What to do - From the entries that follow, pick out all lines holding "chart".

Data lines -
------------------------------------

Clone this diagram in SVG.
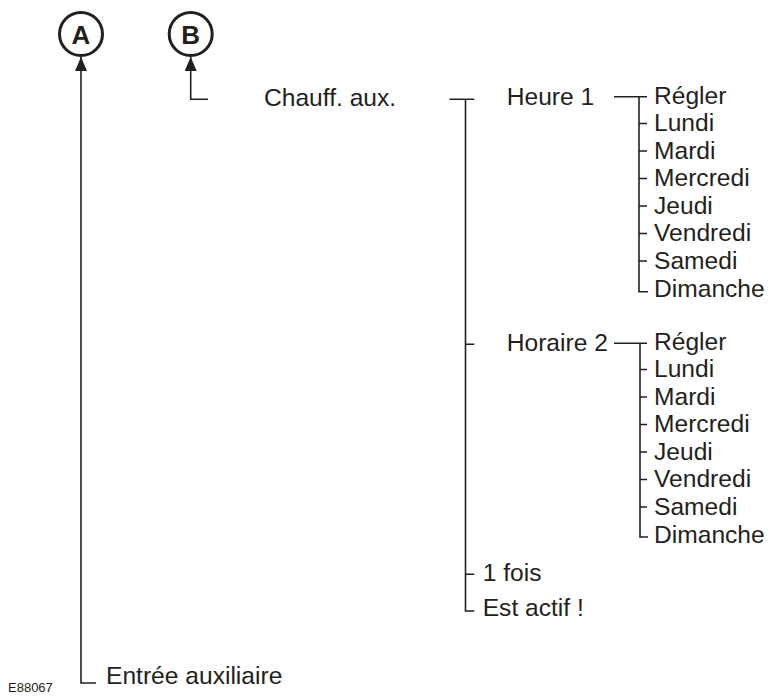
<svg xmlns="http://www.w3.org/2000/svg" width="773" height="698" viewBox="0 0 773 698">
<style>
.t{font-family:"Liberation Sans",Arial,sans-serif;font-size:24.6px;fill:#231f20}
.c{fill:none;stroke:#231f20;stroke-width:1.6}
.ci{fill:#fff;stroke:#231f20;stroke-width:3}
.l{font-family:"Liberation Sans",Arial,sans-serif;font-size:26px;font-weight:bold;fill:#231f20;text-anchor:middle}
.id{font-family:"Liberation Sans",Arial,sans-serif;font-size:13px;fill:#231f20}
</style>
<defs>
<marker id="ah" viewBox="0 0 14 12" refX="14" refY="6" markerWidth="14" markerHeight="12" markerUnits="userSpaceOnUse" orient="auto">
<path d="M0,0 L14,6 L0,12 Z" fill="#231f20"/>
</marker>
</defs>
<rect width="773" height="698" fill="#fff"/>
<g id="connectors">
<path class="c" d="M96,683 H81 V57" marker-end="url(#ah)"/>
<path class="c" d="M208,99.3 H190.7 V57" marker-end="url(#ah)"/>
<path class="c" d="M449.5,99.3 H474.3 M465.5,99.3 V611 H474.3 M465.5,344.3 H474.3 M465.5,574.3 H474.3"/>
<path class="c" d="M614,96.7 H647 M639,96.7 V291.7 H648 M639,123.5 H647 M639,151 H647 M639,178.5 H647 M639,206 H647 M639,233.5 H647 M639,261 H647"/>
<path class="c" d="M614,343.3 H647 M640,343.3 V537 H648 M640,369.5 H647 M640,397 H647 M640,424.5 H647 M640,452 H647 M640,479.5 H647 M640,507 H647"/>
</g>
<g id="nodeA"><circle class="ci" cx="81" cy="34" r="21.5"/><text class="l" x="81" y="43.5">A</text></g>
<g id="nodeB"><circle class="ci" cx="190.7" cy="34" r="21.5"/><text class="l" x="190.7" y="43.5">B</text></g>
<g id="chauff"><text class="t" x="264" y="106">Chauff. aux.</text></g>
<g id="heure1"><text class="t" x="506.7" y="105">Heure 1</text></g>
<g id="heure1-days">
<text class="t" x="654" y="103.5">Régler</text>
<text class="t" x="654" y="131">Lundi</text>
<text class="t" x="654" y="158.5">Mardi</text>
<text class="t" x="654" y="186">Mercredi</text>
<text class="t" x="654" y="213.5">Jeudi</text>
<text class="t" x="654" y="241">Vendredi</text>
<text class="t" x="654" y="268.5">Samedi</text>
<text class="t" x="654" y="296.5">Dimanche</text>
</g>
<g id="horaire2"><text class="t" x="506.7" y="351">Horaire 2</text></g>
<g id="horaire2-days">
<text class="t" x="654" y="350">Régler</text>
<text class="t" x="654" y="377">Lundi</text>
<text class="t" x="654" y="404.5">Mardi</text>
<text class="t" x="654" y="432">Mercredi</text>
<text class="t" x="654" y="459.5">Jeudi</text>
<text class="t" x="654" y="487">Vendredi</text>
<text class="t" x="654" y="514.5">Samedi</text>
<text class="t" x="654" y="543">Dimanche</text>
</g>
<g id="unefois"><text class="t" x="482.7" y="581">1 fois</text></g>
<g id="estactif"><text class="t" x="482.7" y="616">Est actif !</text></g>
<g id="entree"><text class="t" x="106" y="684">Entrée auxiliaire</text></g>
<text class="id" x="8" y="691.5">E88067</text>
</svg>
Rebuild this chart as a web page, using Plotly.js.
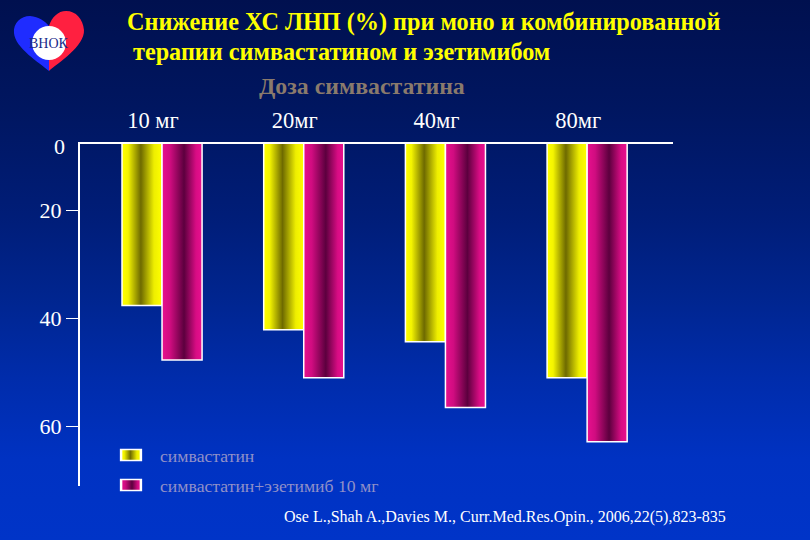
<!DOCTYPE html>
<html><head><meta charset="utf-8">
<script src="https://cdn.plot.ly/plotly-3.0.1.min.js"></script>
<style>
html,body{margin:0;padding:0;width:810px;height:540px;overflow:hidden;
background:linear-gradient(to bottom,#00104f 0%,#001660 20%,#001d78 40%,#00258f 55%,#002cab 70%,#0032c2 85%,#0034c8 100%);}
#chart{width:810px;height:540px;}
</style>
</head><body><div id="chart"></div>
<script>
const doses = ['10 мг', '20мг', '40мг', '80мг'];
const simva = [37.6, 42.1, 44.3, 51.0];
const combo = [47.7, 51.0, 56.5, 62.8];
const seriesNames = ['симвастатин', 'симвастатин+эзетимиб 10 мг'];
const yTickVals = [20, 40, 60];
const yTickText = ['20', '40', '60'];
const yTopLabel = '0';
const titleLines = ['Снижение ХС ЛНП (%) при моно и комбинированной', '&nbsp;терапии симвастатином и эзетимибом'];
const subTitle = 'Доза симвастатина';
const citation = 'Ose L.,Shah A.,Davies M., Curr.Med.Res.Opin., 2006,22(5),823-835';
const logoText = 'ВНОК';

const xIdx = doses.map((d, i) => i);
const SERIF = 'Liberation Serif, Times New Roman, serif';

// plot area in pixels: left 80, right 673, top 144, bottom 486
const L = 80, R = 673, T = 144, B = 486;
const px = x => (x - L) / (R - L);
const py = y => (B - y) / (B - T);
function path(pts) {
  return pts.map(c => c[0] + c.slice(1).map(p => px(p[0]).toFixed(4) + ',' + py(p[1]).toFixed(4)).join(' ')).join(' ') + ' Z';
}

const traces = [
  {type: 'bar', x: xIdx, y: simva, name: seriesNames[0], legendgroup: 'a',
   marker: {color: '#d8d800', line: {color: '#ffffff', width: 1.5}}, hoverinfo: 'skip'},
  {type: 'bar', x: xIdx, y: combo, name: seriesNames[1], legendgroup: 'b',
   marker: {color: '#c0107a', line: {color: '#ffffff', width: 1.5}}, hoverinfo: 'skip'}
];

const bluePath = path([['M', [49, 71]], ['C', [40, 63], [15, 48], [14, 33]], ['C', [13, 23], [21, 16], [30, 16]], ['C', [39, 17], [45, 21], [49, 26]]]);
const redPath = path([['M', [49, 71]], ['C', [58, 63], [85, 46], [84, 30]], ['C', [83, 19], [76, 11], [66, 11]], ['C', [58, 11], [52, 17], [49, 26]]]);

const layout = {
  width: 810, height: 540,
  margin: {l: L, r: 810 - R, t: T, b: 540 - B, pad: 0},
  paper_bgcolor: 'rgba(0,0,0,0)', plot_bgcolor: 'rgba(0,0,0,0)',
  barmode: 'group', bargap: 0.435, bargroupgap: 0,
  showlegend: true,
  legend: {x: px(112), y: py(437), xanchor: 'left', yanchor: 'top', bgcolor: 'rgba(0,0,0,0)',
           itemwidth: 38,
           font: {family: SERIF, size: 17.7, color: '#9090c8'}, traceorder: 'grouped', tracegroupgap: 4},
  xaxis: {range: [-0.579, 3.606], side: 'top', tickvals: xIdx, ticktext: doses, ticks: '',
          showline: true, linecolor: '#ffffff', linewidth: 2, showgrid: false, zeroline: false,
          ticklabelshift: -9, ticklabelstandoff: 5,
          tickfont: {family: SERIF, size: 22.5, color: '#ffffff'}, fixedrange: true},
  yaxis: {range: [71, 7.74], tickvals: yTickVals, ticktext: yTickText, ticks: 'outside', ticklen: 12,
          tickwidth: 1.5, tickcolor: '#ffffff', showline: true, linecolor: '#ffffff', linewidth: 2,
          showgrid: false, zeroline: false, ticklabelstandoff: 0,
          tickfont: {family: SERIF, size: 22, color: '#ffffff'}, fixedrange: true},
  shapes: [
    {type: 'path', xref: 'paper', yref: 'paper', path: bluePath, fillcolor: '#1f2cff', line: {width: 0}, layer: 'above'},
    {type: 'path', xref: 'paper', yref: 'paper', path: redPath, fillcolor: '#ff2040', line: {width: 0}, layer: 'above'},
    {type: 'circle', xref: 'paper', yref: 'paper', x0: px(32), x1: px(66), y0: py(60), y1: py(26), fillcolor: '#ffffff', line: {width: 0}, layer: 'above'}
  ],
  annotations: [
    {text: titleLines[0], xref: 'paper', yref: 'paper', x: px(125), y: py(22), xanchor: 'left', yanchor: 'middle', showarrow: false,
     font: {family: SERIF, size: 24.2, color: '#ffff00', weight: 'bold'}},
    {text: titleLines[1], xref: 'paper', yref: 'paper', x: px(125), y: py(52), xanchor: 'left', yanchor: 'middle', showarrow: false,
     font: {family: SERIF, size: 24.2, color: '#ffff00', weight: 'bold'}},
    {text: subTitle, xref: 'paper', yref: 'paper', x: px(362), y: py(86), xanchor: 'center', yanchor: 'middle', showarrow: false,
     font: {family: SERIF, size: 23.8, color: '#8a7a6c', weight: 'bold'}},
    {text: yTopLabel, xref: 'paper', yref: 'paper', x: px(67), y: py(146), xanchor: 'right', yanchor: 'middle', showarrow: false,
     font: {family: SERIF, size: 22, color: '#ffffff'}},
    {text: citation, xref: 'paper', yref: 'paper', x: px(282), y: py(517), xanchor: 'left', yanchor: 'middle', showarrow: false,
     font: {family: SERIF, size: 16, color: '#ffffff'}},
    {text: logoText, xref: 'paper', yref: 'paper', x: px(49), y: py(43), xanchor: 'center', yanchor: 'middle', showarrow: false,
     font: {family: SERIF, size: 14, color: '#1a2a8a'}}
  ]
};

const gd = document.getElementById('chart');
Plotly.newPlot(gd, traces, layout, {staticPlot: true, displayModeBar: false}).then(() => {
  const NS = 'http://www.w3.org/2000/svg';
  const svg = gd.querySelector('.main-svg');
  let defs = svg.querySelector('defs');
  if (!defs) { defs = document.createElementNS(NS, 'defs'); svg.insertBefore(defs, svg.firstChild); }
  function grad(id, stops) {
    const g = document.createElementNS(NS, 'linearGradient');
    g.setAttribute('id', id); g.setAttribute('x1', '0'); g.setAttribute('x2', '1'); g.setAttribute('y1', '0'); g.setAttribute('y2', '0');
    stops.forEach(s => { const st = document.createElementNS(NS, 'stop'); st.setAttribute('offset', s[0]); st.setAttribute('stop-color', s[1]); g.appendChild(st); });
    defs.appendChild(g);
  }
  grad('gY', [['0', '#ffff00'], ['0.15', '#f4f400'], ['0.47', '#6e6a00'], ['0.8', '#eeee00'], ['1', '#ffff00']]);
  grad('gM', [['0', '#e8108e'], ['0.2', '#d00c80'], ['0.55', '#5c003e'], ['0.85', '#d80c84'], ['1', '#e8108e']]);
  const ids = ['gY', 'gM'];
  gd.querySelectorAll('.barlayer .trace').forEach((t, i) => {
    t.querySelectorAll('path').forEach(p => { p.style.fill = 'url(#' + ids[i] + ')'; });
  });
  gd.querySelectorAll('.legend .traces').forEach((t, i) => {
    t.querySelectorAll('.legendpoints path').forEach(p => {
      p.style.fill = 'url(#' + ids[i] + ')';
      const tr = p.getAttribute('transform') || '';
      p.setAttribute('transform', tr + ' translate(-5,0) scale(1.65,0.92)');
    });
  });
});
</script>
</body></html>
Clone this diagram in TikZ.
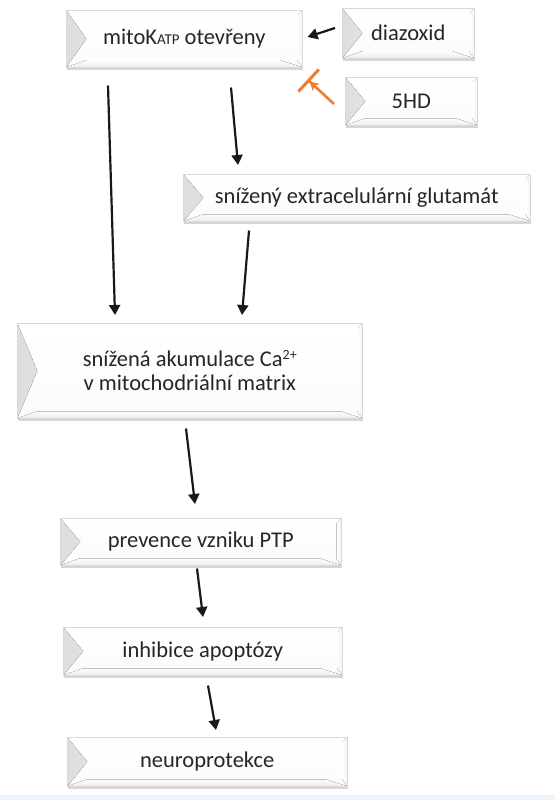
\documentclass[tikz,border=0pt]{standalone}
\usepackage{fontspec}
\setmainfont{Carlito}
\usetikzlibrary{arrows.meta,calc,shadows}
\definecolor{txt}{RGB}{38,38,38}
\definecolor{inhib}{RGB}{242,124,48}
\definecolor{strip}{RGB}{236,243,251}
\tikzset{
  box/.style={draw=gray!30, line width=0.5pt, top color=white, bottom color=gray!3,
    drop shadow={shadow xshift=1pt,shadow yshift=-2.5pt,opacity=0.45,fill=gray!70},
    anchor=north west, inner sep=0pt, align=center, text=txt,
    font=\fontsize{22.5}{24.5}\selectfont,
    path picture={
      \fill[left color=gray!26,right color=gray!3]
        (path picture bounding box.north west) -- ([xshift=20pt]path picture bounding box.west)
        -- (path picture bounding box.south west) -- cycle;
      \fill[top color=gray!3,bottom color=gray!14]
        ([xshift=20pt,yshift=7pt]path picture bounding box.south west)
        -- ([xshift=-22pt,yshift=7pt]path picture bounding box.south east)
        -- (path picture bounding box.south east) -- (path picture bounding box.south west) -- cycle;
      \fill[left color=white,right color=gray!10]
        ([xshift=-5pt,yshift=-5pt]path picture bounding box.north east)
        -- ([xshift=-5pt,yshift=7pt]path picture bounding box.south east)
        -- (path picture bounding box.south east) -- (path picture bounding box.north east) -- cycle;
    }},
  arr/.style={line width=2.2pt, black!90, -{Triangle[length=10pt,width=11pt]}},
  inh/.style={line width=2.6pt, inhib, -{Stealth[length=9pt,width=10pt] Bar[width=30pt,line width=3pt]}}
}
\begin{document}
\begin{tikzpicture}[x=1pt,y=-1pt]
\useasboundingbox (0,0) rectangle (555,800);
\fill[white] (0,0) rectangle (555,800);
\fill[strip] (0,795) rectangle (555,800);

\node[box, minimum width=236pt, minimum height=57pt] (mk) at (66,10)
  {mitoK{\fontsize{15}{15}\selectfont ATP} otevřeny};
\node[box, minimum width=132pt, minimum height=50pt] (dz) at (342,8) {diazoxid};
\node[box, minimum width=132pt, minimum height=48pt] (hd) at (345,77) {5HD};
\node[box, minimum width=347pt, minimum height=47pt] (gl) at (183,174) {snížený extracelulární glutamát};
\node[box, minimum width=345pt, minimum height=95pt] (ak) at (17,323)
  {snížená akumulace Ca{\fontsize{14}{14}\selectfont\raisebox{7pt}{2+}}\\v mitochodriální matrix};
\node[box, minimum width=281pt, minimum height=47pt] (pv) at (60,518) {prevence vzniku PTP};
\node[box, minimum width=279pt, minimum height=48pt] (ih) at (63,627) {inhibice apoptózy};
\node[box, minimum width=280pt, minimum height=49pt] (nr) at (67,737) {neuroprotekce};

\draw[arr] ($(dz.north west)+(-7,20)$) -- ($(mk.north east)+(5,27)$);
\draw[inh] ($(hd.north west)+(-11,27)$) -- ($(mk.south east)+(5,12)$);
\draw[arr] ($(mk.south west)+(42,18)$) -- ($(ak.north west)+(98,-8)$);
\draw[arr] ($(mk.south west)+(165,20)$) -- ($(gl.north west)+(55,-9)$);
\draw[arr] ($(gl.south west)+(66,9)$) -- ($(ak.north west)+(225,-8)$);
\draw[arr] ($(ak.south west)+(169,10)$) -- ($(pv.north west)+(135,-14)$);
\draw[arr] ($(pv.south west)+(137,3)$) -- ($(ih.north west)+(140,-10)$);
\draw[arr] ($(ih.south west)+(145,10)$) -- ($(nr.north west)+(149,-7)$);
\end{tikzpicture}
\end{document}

------------------------------------

Finished exercise -
Rebuild this chart as a web page, using Plotly.js.
#chart{width:810px;height:540px;}
</head><body><div id="chart"></div>
const gd = document.getElementById('chart');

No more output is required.